Friday 3 October 2008

Lovely kids' books: pity about the sexism part 1

Do you notice how kids' books are still propagating the same old gender stereotypes? 
I'm picking on Julia Donaldson and Axel Schaeffer, purely because their books are lovely and imaginative. They're great, but they are sexist! Take a look at these three:

Rabbit's Nap:

Rabbit (female) tries to sleep while various busy male animals, Builder Bear, fox chopping wood and tortoise on a bike, mice musicians, all keep her awake. They are mostly wearing tweeds. Finally, they sing her to sleep. Whilst the book is very charming, it's clear that the female role is reclining, static, the passive recipient of annoyance, and the male roles are all active: chopping, building, cycling, playing music.

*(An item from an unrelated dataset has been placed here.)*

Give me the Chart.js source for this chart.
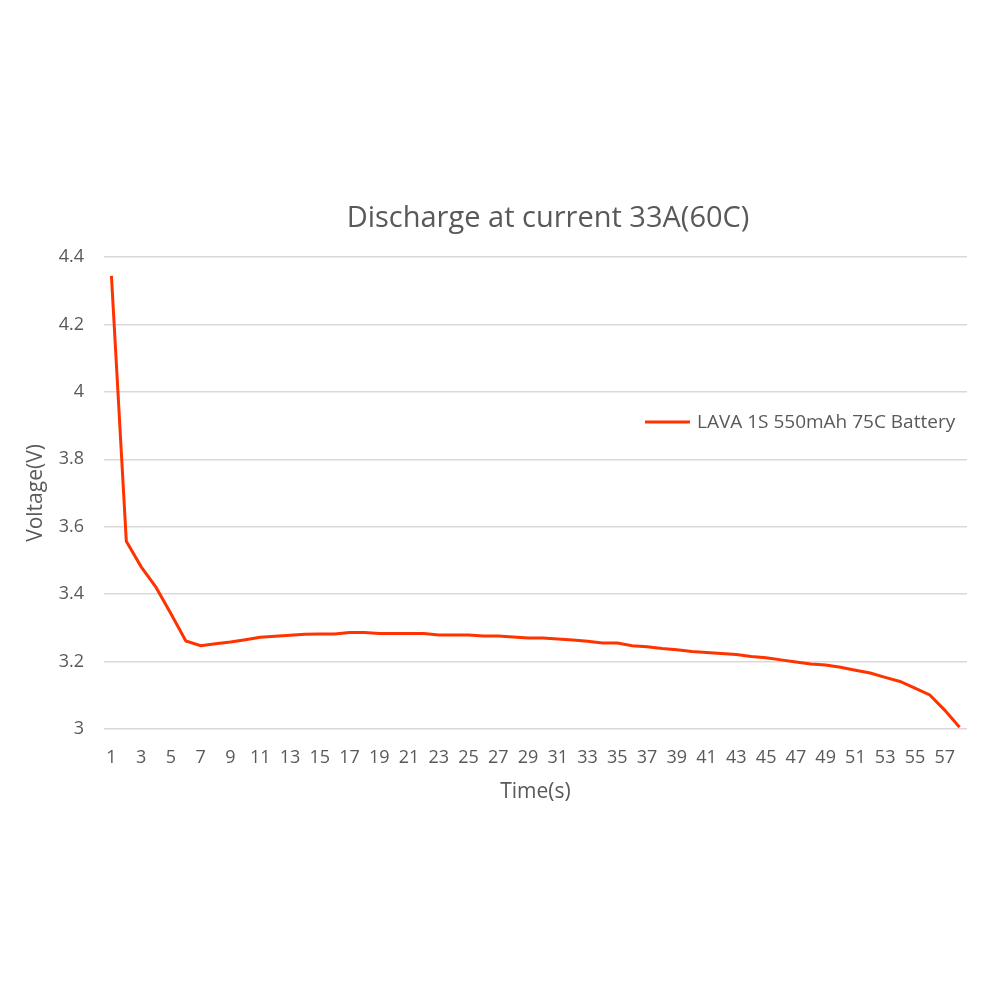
<!DOCTYPE html>
<html>
<head>
<meta charset="utf-8">
<script src="https://cdn.jsdelivr.net/npm/chart.js@4.4.0/dist/chart.umd.min.js"></script>
<style>
    html, body { margin: 0; padding: 0; background: #ffffff; }
    #wrap { width: 1000px; height: 1000px; }
</style>
</head>
<body>
<div id="wrap"><canvas id="dischargeChart" width="1000" height="1000"></canvas></div>
<script>
// Chart data
const chartTitle = 'Discharge at current 33A(60C)';
const seriesLabel = 'LAVA 1S 550mAh 75C Battery';
const xAxisTitle = 'Time(s)';
const yAxisTitle = 'Voltage(V)';

const timeSeconds = [
    1, 2, 3, 4, 5, 6, 7, 8, 9, 10,
    11, 12, 13, 14, 15, 16, 17, 18, 19, 20,
    21, 22, 23, 24, 25, 26, 27, 28, 29, 30,
    31, 32, 33, 34, 35, 36, 37, 38, 39, 40,
    41, 42, 43, 44, 45, 46, 47, 48, 49, 50,
    51, 52, 53, 54, 55, 56, 57, 58
];

const voltage = [
    4.344, 3.557, 3.481, 3.420, 3.342, 3.261, 3.247, 3.253, 3.258, 3.265,
    3.272, 3.275, 3.278, 3.281, 3.282, 3.282, 3.286, 3.286, 3.283, 3.283,
    3.283, 3.283, 3.279, 3.279, 3.279, 3.276, 3.276, 3.273, 3.270, 3.270,
    3.267, 3.264, 3.260, 3.255, 3.255, 3.247, 3.244, 3.239, 3.235, 3.230,
    3.227, 3.224, 3.221, 3.215, 3.211, 3.205, 3.199, 3.193, 3.190, 3.183,
    3.174, 3.166, 3.153, 3.141, 3.121, 3.101, 3.056, 3.005
];

const yMin = 3;
const yMax = 4.4;
const yStep = 0.2;

const FONT = '"Open Sans", "Noto Sans", sans-serif';
const TEXT_COLOR = '#595959';
const LINE_COLOR = '#ff3300';

// title and legend drawn by hand to match the original placement
const titleAndLegend = {
    id: 'titleAndLegend',
    afterDraw(chart) {
        const ctx = chart.ctx;
        ctx.save();
        ctx.fillStyle = TEXT_COLOR;
        ctx.font = '29px ' + FONT;
        ctx.textAlign = 'center';
        ctx.textBaseline = 'middle';
        ctx.fillText(chartTitle, 548, 219);

        const ds = chart.data.datasets[0];
        ctx.strokeStyle = ds.borderColor;
        ctx.lineWidth = 3;
        ctx.beginPath();
        ctx.moveTo(645, 422);
        ctx.lineTo(690, 422);
        ctx.stroke();

        ctx.font = '19px ' + FONT;
        ctx.textAlign = 'left';
        ctx.fillText(ds.label, 697, 423);
        ctx.restore();
    }
};

document.addEventListener('DOMContentLoaded', function() {
    const ctx = document.getElementById('dischargeChart');

    new Chart(ctx, {
        type: 'line',
        data: {
            labels: timeSeconds,
            datasets: [{
                label: seriesLabel,
                data: voltage,
                borderColor: LINE_COLOR,
                backgroundColor: LINE_COLOR,
                borderWidth: 3,
                pointRadius: 0,
                tension: 0,
                fill: false
            }]
        },
        options: {
            responsive: false,
            animation: false,
            layout: {
                padding: { left: 0, right: 33, top: 257, bottom: 191 }
            },
            scales: {
                x: {
                    type: 'category',
                    offset: true,
                    grid: { display: false, drawTicks: false },
                    border: { display: false },
                    ticks: {
                        autoSkip: false,
                        maxRotation: 0,
                        padding: 18,
                        color: TEXT_COLOR,
                        font: { family: FONT, size: 18 },
                        callback: function(value, index) {
                            return index % 2 === 0 ? this.getLabelForValue(value) : '';
                        }
                    },
                    title: {
                        display: true,
                        text: xAxisTitle,
                        color: TEXT_COLOR,
                        font: { family: FONT, size: 21 },
                        padding: { top: 0, bottom: 4 }
                    },
                    afterFit: function(scale) {
                        scale.height = 80;
                    }
                },
                y: {
                    min: yMin,
                    max: yMax,
                    grid: { color: '#d9d9d9', lineWidth: 1.5, drawTicks: false },
                    border: { display: false },
                    ticks: {
                        stepSize: yStep,
                        padding: 20,
                        color: TEXT_COLOR,
                        font: { family: FONT, size: 18 },
                        callback: function(value) {
                            return String(Number(value.toFixed(1)));
                        }
                    },
                    title: {
                        display: true,
                        text: yAxisTitle,
                        color: TEXT_COLOR,
                        font: { family: FONT, size: 21 },
                        padding: { top: 23, bottom: 0 }
                    },
                    afterFit: function(scale) {
                        scale.width = 104;
                    }
                }
            },
            plugins: {
                legend: { display: false },
                title: { display: false },
                tooltip: { enabled: false }
            }
        },
        plugins: [titleAndLegend]
    });
});
</script>
</body>
</html>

The Smartest Giant in Town:

George the giant gets a new suit of clothes but gives each item away one by one to animals in distress. At the end they thank him. It's beautifully illustrated and takes place in a semi fairytale, semi-real landscape. However, why do all the characters have to be busy fulfilling stereotypical gender roles? Women are shown pushing prams, hanging up washing, shop assistant helping male shop manager. Men are shown wheeling wheelbarrows and reading the newspaper. All the animal characters George helps are male except for 'mother mouse' who is only defined through being a mother and having lots of children. 

The Snail and the Whale:

Snail is female, whale is male. The whale plucks the snail away from her static existence and shows her the world, opening her eyes to its wonders. He is the mentor, teacher, enabler, and is physically massive and powerful. She is small and the pupil taking it all in. She does, however, save the whale through her intelligence. 

Now I'm not advocating some sterile universe of kids' books where everything is PC, but it would be so easy and liberating to to project the idea that all kinds of people do all kinds of things in the illustrations and stories.  The Shirley Hughes books, though dating from the 1970s and 80s are streets ahead. You can be folksy and imaginative without being sexist, you don't have to copy tired old stereotypes into beautiful imagined worlds. So come on, let's see Mother Mouse with a hammer.

1 comment:

Unknown said...

Hilarious. Shirley Hughes books are notably sexist with mother doing washing and cooking and father being breadwinner. Also mother and woman neighbour is shown as gossip who likes chatting. You must have been smoking some good grass to find julia's stories sexist.